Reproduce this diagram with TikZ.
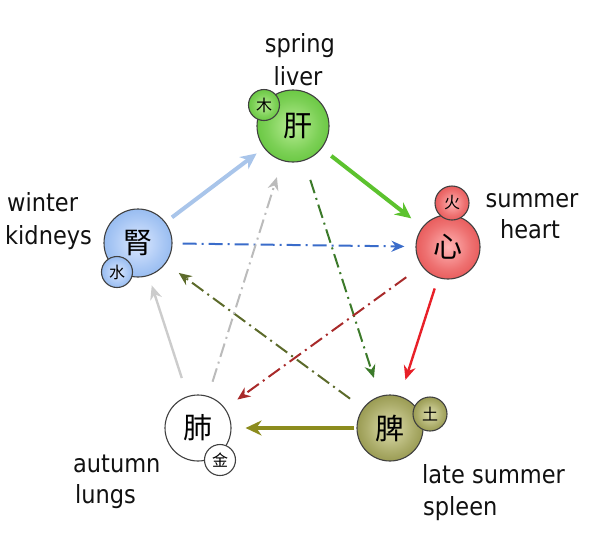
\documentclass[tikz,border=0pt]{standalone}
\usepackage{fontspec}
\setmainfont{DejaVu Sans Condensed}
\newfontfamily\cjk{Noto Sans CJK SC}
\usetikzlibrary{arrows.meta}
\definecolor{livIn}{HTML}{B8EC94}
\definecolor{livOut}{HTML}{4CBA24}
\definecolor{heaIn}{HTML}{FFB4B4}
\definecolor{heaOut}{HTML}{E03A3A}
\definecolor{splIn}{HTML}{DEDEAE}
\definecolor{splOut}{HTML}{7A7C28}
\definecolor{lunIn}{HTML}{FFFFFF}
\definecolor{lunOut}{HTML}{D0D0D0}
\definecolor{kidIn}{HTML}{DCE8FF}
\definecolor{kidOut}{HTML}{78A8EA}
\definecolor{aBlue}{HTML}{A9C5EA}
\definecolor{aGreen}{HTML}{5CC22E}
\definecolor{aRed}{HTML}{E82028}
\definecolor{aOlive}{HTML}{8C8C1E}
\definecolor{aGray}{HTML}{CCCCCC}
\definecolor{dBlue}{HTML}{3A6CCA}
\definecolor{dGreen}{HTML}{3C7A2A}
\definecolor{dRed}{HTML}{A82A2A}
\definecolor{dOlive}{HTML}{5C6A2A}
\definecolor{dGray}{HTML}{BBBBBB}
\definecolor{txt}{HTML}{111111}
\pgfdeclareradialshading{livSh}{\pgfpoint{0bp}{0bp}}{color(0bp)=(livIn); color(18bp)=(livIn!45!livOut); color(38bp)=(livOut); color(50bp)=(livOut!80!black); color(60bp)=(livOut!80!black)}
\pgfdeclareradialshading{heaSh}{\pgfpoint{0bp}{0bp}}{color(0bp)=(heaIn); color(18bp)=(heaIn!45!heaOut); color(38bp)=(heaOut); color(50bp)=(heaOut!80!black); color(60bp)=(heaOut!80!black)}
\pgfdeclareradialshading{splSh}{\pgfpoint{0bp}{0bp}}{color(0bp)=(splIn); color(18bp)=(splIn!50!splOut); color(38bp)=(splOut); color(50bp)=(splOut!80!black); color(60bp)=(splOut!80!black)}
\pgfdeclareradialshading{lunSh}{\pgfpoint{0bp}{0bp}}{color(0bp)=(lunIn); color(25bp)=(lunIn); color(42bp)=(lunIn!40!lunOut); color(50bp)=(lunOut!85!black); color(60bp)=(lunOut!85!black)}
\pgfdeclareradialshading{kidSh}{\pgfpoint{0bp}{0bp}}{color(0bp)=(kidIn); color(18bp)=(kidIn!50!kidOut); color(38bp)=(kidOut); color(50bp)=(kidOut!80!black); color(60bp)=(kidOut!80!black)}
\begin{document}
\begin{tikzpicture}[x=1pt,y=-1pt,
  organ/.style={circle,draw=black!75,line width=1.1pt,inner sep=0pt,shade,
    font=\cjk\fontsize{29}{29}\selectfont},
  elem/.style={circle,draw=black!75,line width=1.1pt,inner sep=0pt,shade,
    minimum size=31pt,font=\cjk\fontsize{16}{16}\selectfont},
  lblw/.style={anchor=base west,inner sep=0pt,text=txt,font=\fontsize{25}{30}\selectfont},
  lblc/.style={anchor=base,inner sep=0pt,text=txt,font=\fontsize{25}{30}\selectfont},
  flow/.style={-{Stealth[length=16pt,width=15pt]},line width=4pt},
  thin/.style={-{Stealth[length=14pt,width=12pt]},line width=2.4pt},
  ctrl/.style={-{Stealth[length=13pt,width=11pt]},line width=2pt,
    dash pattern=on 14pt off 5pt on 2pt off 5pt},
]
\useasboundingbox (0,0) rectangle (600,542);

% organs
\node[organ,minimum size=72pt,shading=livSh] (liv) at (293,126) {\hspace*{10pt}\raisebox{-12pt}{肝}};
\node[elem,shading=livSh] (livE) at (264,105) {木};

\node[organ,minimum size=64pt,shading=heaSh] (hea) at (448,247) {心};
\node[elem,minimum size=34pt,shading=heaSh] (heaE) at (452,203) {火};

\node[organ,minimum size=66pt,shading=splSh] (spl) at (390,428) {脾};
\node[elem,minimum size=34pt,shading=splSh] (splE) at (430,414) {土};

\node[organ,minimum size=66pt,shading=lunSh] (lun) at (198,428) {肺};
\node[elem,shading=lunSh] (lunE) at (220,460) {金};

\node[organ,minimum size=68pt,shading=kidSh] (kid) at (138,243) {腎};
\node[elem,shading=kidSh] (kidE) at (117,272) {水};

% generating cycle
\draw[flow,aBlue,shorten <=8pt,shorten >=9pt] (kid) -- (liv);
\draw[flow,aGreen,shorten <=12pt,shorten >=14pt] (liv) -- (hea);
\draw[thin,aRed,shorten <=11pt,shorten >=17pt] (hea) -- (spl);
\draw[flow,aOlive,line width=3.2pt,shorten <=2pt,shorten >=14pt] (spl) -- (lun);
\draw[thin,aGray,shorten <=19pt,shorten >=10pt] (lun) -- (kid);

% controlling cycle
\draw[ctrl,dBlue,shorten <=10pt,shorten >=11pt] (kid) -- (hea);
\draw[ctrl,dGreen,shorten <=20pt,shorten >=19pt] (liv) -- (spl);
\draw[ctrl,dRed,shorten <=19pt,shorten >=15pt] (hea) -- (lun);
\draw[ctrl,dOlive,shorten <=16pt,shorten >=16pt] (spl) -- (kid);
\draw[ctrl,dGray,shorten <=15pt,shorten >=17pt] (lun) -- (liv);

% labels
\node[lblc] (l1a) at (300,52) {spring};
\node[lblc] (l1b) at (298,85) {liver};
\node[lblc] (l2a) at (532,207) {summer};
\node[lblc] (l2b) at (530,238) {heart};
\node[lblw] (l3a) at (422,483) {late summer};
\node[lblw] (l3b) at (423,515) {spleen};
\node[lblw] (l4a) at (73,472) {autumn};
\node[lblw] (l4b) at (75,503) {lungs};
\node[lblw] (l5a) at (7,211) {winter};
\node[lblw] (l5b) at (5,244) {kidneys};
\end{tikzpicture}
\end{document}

######

_WHAT NEEDS TO BE DONE_.
Without the pictures, transcribe the listing above exactly.

_EXPECTED ANSWER_.
Reproduce this diagram with TikZ.
\documentclass[tikz,border=0pt]{standalone}
\usepackage{fontspec}
\setmainfont{DejaVu Sans Condensed}
\newfontfamily\cjk{Noto Sans CJK SC}
\usetikzlibrary{arrows.meta}
\definecolor{livIn}{HTML}{B8EC94}
\definecolor{livOut}{HTML}{4CBA24}
\definecolor{heaIn}{HTML}{FFB4B4}
\definecolor{heaOut}{HTML}{E03A3A}
\definecolor{splIn}{HTML}{DEDEAE}
\definecolor{splOut}{HTML}{7A7C28}
\definecolor{lunIn}{HTML}{FFFFFF}
\definecolor{lunOut}{HTML}{D0D0D0}
\definecolor{kidIn}{HTML}{DCE8FF}
\definecolor{kidOut}{HTML}{78A8EA}
\definecolor{aBlue}{HTML}{A9C5EA}
\definecolor{aGreen}{HTML}{5CC22E}
\definecolor{aRed}{HTML}{E82028}
\definecolor{aOlive}{HTML}{8C8C1E}
\definecolor{aGray}{HTML}{CCCCCC}
\definecolor{dBlue}{HTML}{3A6CCA}
\definecolor{dGreen}{HTML}{3C7A2A}
\definecolor{dRed}{HTML}{A82A2A}
\definecolor{dOlive}{HTML}{5C6A2A}
\definecolor{dGray}{HTML}{BBBBBB}
\definecolor{txt}{HTML}{111111}
\pgfdeclareradialshading{livSh}{\pgfpoint{0bp}{0bp}}{color(0bp)=(livIn); color(18bp)=(livIn!45!livOut); color(38bp)=(livOut); color(50bp)=(livOut!80!black); color(60bp)=(livOut!80!black)}
\pgfdeclareradialshading{heaSh}{\pgfpoint{0bp}{0bp}}{color(0bp)=(heaIn); color(18bp)=(heaIn!45!heaOut); color(38bp)=(heaOut); color(50bp)=(heaOut!80!black); color(60bp)=(heaOut!80!black)}
\pgfdeclareradialshading{splSh}{\pgfpoint{0bp}{0bp}}{color(0bp)=(splIn); color(18bp)=(splIn!50!splOut); color(38bp)=(splOut); color(50bp)=(splOut!80!black); color(60bp)=(splOut!80!black)}
\pgfdeclareradialshading{lunSh}{\pgfpoint{0bp}{0bp}}{color(0bp)=(lunIn); color(25bp)=(lunIn); color(42bp)=(lunIn!40!lunOut); color(50bp)=(lunOut!85!black); color(60bp)=(lunOut!85!black)}
\pgfdeclareradialshading{kidSh}{\pgfpoint{0bp}{0bp}}{color(0bp)=(kidIn); color(18bp)=(kidIn!50!kidOut); color(38bp)=(kidOut); color(50bp)=(kidOut!80!black); color(60bp)=(kidOut!80!black)}
\begin{document}
\begin{tikzpicture}[x=1pt,y=-1pt,
  organ/.style={circle,draw=black!75,line width=1.1pt,inner sep=0pt,shade,
    font=\cjk\fontsize{29}{29}\selectfont},
  elem/.style={circle,draw=black!75,line width=1.1pt,inner sep=0pt,shade,
    minimum size=31pt,font=\cjk\fontsize{16}{16}\selectfont},
  lblw/.style={anchor=base west,inner sep=0pt,text=txt,font=\fontsize{25}{30}\selectfont},
  lblc/.style={anchor=base,inner sep=0pt,text=txt,font=\fontsize{25}{30}\selectfont},
  flow/.style={-{Stealth[length=16pt,width=15pt]},line width=4pt},
  thin/.style={-{Stealth[length=14pt,width=12pt]},line width=2.4pt},
  ctrl/.style={-{Stealth[length=13pt,width=11pt]},line width=2pt,
    dash pattern=on 14pt off 5pt on 2pt off 5pt},
]
\useasboundingbox (0,0) rectangle (600,542);

% organs
\node[organ,minimum size=72pt,shading=livSh] (liv) at (293,126) {\hspace*{10pt}\raisebox{-12pt}{肝}};
\node[elem,shading=livSh] (livE) at (264,105) {木};

\node[organ,minimum size=64pt,shading=heaSh] (hea) at (448,247) {心};
\node[elem,minimum size=34pt,shading=heaSh] (heaE) at (452,203) {火};

\node[organ,minimum size=66pt,shading=splSh] (spl) at (390,428) {脾};
\node[elem,minimum size=34pt,shading=splSh] (splE) at (430,414) {土};

\node[organ,minimum size=66pt,shading=lunSh] (lun) at (198,428) {肺};
\node[elem,shading=lunSh] (lunE) at (220,460) {金};

\node[organ,minimum size=68pt,shading=kidSh] (kid) at (138,243) {腎};
\node[elem,shading=kidSh] (kidE) at (117,272) {水};

% generating cycle
\draw[flow,aBlue,shorten <=8pt,shorten >=9pt] (kid) -- (liv);
\draw[flow,aGreen,shorten <=12pt,shorten >=14pt] (liv) -- (hea);
\draw[thin,aRed,shorten <=11pt,shorten >=17pt] (hea) -- (spl);
\draw[flow,aOlive,line width=3.2pt,shorten <=2pt,shorten >=14pt] (spl) -- (lun);
\draw[thin,aGray,shorten <=19pt,shorten >=10pt] (lun) -- (kid);

% controlling cycle
\draw[ctrl,dBlue,shorten <=10pt,shorten >=11pt] (kid) -- (hea);
\draw[ctrl,dGreen,shorten <=20pt,shorten >=19pt] (liv) -- (spl);
\draw[ctrl,dRed,shorten <=19pt,shorten >=15pt] (hea) -- (lun);
\draw[ctrl,dOlive,shorten <=16pt,shorten >=16pt] (spl) -- (kid);
\draw[ctrl,dGray,shorten <=15pt,shorten >=17pt] (lun) -- (liv);

% labels
\node[lblc] (l1a) at (300,52) {spring};
\node[lblc] (l1b) at (298,85) {liver};
\node[lblc] (l2a) at (532,207) {summer};
\node[lblc] (l2b) at (530,238) {heart};
\node[lblw] (l3a) at (422,483) {late summer};
\node[lblw] (l3b) at (423,515) {spleen};
\node[lblw] (l4a) at (73,472) {autumn};
\node[lblw] (l4b) at (75,503) {lungs};
\node[lblw] (l5a) at (7,211) {winter};
\node[lblw] (l5b) at (5,244) {kidneys};
\end{tikzpicture}
\end{document}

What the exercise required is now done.